Scientists claim to know what the sun is made of, but how exactly do they know this?
The short answer to how we know what the sun is made of is by a scientific method called spectroscopy.
Spectroscopy is the study of the interaction between matter and electromagnetic radiation. Visible light consists of a small part of the electromagnetic radiation spectrum, but it was first studied in-depth at the beginning of the nineteenth century by a scientist by the name of Hyde Wollaston. He concentrated sunlight rays and focused them through a crystal prism, which separated the various wavelengths into different colours of light. However, William Hyde Wollaston noticed something rather strange, he noticed that there were dark vertical lines in between the light spectrum.
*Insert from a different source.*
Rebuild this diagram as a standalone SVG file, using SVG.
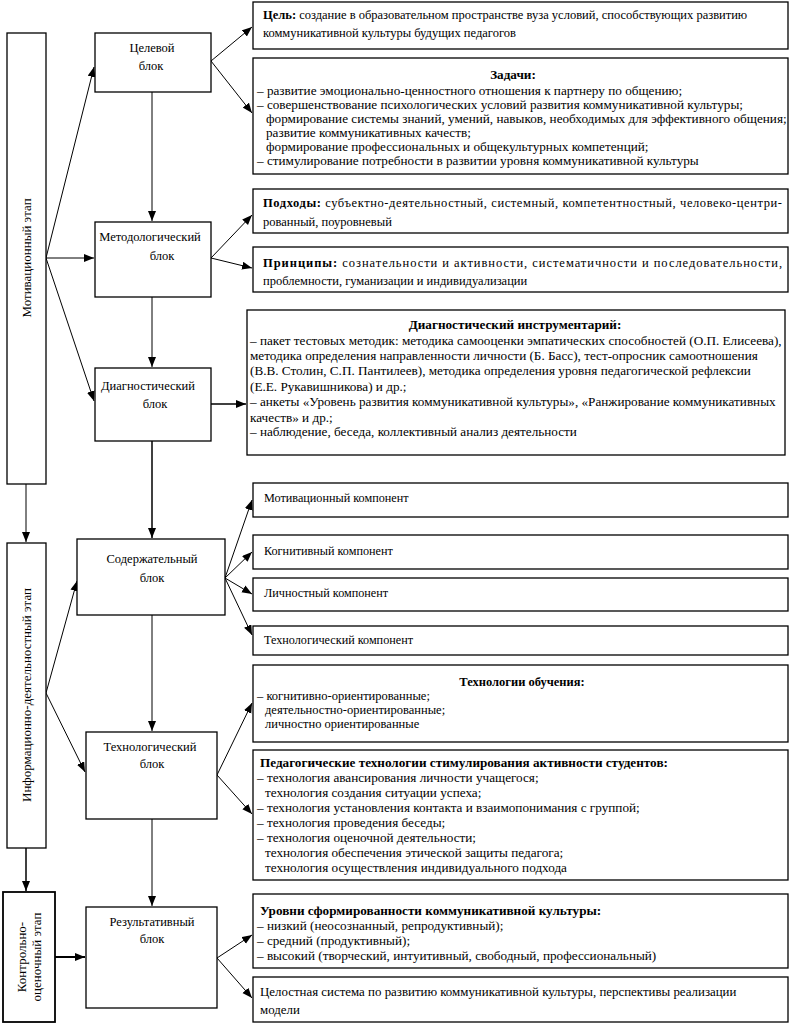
<svg xmlns="http://www.w3.org/2000/svg" width="793" height="1024" viewBox="0 0 793 1024">
<style>
rect{fill:#fff;stroke:#000;stroke-width:1.3}
text{font-family:"Liberation Serif","Times New Roman",serif;font-size:12.5px;fill:#000}
.c{text-anchor:middle}
.b{font-weight:bold}
.st{font-size:13px}
.l{font-size:13.2px}
.m{font-size:12.9px}
.s{font-size:12.2px}
#connectors line{stroke:#000;stroke-width:1;fill:none}
</style>
<defs>
<marker id="ah" markerUnits="userSpaceOnUse" markerWidth="11" markerHeight="9" refX="10" refY="4" orient="auto">
<path d="M0,0 L10,4 L0,8 z" fill="#000"/>
</marker>
</defs>
<rect x="0" y="0" width="793" height="1024" style="fill:#fff;stroke:none"/>

<g id="connectors">
<line x1="211" y1="61" x2="252" y2="27" marker-end="url(#ah)"/>
<line x1="211" y1="61" x2="252" y2="113" marker-end="url(#ah)"/>
<line x1="211" y1="258" x2="252" y2="215" marker-end="url(#ah)"/>
<line x1="211" y1="258" x2="252" y2="268" marker-end="url(#ah)"/>
<line x1="211" y1="404" x2="246" y2="404" marker-end="url(#ah)" style="stroke-width:1.5"/>
<line x1="225" y1="578" x2="252" y2="500" marker-end="url(#ah)"/>
<line x1="225" y1="578" x2="252" y2="552" marker-end="url(#ah)"/>
<line x1="225" y1="578" x2="252" y2="594" marker-end="url(#ah)"/>
<line x1="225" y1="578" x2="252" y2="635" marker-end="url(#ah)"/>
<line x1="217" y1="775" x2="252" y2="703" marker-end="url(#ah)"/>
<line x1="217" y1="775" x2="252" y2="814" marker-end="url(#ah)"/>
<line x1="217" y1="958" x2="252" y2="935" marker-end="url(#ah)"/>
<line x1="217" y1="958" x2="252" y2="998" marker-end="url(#ah)"/>
<line x1="152" y1="92" x2="152" y2="221" marker-end="url(#ah)"/>
<line x1="152" y1="297" x2="152" y2="367" marker-end="url(#ah)"/>
<line x1="152" y1="441" x2="152" y2="538" marker-end="url(#ah)" style="stroke-width:1.5"/>
<line x1="152" y1="615" x2="152" y2="731" marker-end="url(#ah)"/>
<line x1="152" y1="819" x2="152" y2="906" marker-end="url(#ah)"/>
<line x1="46" y1="258" x2="94" y2="67" marker-end="url(#ah)"/>
<line x1="46" y1="258" x2="94" y2="258" marker-end="url(#ah)"/>
<line x1="46" y1="258" x2="94" y2="401" marker-end="url(#ah)"/>
<line x1="26" y1="484" x2="26" y2="542" marker-end="url(#ah)"/>
<line x1="46" y1="693" x2="77" y2="581" marker-end="url(#ah)"/>
<line x1="46" y1="693" x2="85" y2="772" marker-end="url(#ah)"/>
<line x1="26" y1="848" x2="26" y2="891" marker-end="url(#ah)" style="stroke-width:1.5"/>
<line x1="55" y1="957" x2="85" y2="957" marker-end="url(#ah)" style="stroke-width:2"/>
</g>

<g id="stage1"><rect x="7" y="33" width="39" height="451"/>
<text class="c st" transform="translate(31,258) rotate(-90)">Мотивационный этап</text></g>
<g id="stage2"><rect x="7" y="543" width="39" height="305"/>
<text class="c st" transform="translate(31,695) rotate(-90)">Информационно-деятельностный этап</text></g>
<g id="stage3"><rect x="3" y="892" width="52" height="130" style="stroke-width:1.8"/>
<text class="c st" transform="translate(26,957) rotate(-90)">Контрольно-</text>
<text class="c st" transform="translate(41,957) rotate(-90)">оценочный этап</text></g>

<g id="celevoy"><rect x="95" y="33" width="116" height="59"/>
<text class="c" x="152" y="52">Целевой</text><text class="c" x="151" y="70">блок</text></g>
<g id="metod"><rect x="95" y="222" width="116" height="75"/>
<text class="c" x="150" y="241">Методологический</text><text class="c" x="162" y="260">блок</text></g>
<g id="diag"><rect x="95" y="368" width="116" height="73"/>
<text class="c" x="148" y="390">Диагностический</text><text class="c" x="155" y="408">блок</text></g>
<g id="soderzh"><rect x="77" y="539" width="148" height="76"/>
<text class="c" x="152" y="563">Содержательный</text><text class="c" x="152" y="582">блок</text></g>
<g id="tehnol"><rect x="86" y="732" width="131" height="87"/>
<text class="c" x="150" y="751">Технологический</text><text class="c" x="152" y="768">блок</text></g>
<g id="result"><rect x="86" y="907" width="131" height="101"/>
<text class="c" x="152" y="926">Результативный</text><text class="c" x="152" y="943">блок</text></g>

<g id="cel"><rect x="253" y="2" width="535" height="47"/>
<text x="263" y="19"><tspan class="b">Цель:</tspan> создание в образовательном пространстве вуза условий, способствующих развитию</text>
<text x="263" y="37">коммуникативной культуры будущих педагогов</text></g>

<g id="zadachi"><rect x="253" y="58" width="535" height="116"/>
<text class="c b l" x="513" y="79">Задачи:</text>
<text class="l" x="257" y="95">– развитие эмоционально-ценностного отношения к партнеру по общению;</text>
<text class="l" x="257" y="109">– совершенствование психологических условий развития коммуникативной культуры;</text>
<text class="l" x="266" y="123">формирование системы знаний, умений, навыков, необходимых для эффективного общения;</text>
<text class="l" x="266" y="137">развитие коммуникативных качеств;</text>
<text class="l" x="266" y="151">формирование профессиональных и общекультурных компетенций;</text>
<text class="l" x="257" y="165">– стимулирование потребности в развитии уровня коммуникативной культуры</text></g>

<g id="podhody"><rect x="253" y="189" width="535" height="44"/>
<text x="263" y="207" textLength="519" lengthAdjust="spacing"><tspan class="b">Подходы:</tspan> субъектно-деятельностный, системный, компетентностный, человеко-центри-</text>
<text x="263" y="226">рованный, поуровневый</text></g>

<g id="principy"><rect x="253" y="247" width="535" height="45"/>
<text x="263" y="267" textLength="519" lengthAdjust="spacing"><tspan class="b">Принципы:</tspan> сознательности и активности, систематичности и последовательности,</text>
<text x="263" y="285">проблемности, гуманизации и индивидуализации</text></g>

<g id="instr"><rect x="247" y="310" width="538" height="145"/>
<text class="c b l" x="515" y="329">Диагностический инструментарий:</text>
<text class="l" x="250" y="345">– пакет тестовых методик: методика самооценки эмпатических способностей (О.П. Елисеева),</text>
<text class="l" x="250" y="360">методика определения направленности личности (Б. Басс), тест-опросник самоотношения</text>
<text class="l" x="250" y="375">(В.В. Столин, С.П. Пантилеев), методика определения уровня педагогической рефлексии</text>
<text class="l" x="250" y="391">(Е.Е. Рукавишникова) и др.;</text>
<text class="l" x="250" y="406">– анкеты «Уровень развития коммуникативной культуры», «Ранжирование коммуникативных</text>
<text class="l" x="250" y="422">качеств» и др.;</text>
<text class="l" x="250" y="436">– наблюдение, беседа, коллективный анализ деятельности</text></g>

<g id="k1"><rect x="253" y="483" width="535" height="34"/><text class="s" x="264" y="502">Мотивационный компонент</text></g>
<g id="k2"><rect x="253" y="535" width="535" height="34"/><text class="s" x="264" y="555">Когнитивный компонент</text></g>
<g id="k3"><rect x="253" y="578" width="535" height="33"/><text class="s" x="264" y="597">Личностный компонент</text></g>
<g id="k4"><rect x="253" y="626" width="535" height="29"/><text class="s" x="264" y="644">Технологический компонент</text></g>

<g id="tob"><rect x="253" y="665" width="535" height="77"/>
<text class="c b" x="522" y="686">Технологии обучения:</text>
<text x="257" y="700">– когнитивно-ориентированные;</text>
<text x="265" y="714">деятельностно-ориентированные;</text>
<text x="265" y="728">личностно ориентированные</text></g>

<g id="ped"><rect x="253" y="750" width="535" height="130"/>
<text class="b l" x="260" y="767">Педагогические технологии стимулирования активности студентов:</text>
<text class="l" x="257" y="782">– технология авансирования личности учащегося;</text>
<text class="l" x="265" y="797">технология создания ситуации успеха;</text>
<text class="l" x="257" y="812">– технология установления контакта и взаимопонимания с группой;</text>
<text class="l" x="257" y="827">– технология проведения беседы;</text>
<text class="l" x="257" y="842">– технология оценочной деятельности;</text>
<text class="l" x="265" y="857">технология обеспечения этической защиты педагога;</text>
<text class="l" x="265" y="872">технология осуществления индивидуального подхода</text></g>

<g id="urovni"><rect x="253" y="894" width="535" height="74"/>
<text class="b l" x="260" y="915">Уровни сформированности коммуникативной культуры:</text>
<text class="l" x="257" y="930">– низкий (неосознанный, репродуктивный);</text>
<text class="l" x="257" y="945">– средний (продуктивный);</text>
<text class="l" x="257" y="960">– высокий (творческий, интуитивный, свободный, профессиональный)</text></g>

<g id="cel2"><rect x="253" y="977" width="535" height="45"/>
<text class="m" x="260" y="996">Целостная система по развитию коммуникативной культуры, перспективы реализации</text>
<text class="m" x="260" y="1014">модели</text></g>
</svg>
Little did William Hyde Wollaston know, he was on the verge of one of the greatest scientific discoveries of all time.
Quite a few years after William Hyde Wollaston noticed these peculiar black lines in the light spectrum, a German optician by the name of Joseph Von Fraunhofer, formulated a special scientific instrument titled a spectrometer, which was similar to the traditional prism method but allowed the sunlight to be dispersed more accurately and in better focus. What Joseph Von Fraunhofer found was even more of these strange black lines in the spectrum.
Over the years, scientists realized that those strange black lines in the spectrum were actually missing wavelengths. The colours were missing because the elements in and around the sun were actually absorbing those specific colours and wavelengths of light. Because of the exact placement of those missing wavelengths within the spectrum, scientists knew exactly which elements give off a certain wavelength. Therefore, if a colour was missing from sunlight, it meant that the sun consists of those elements.
So, based on the amazing spectroscopy method, scientists are able to state that the sun is made of mainly hydrogen and helium.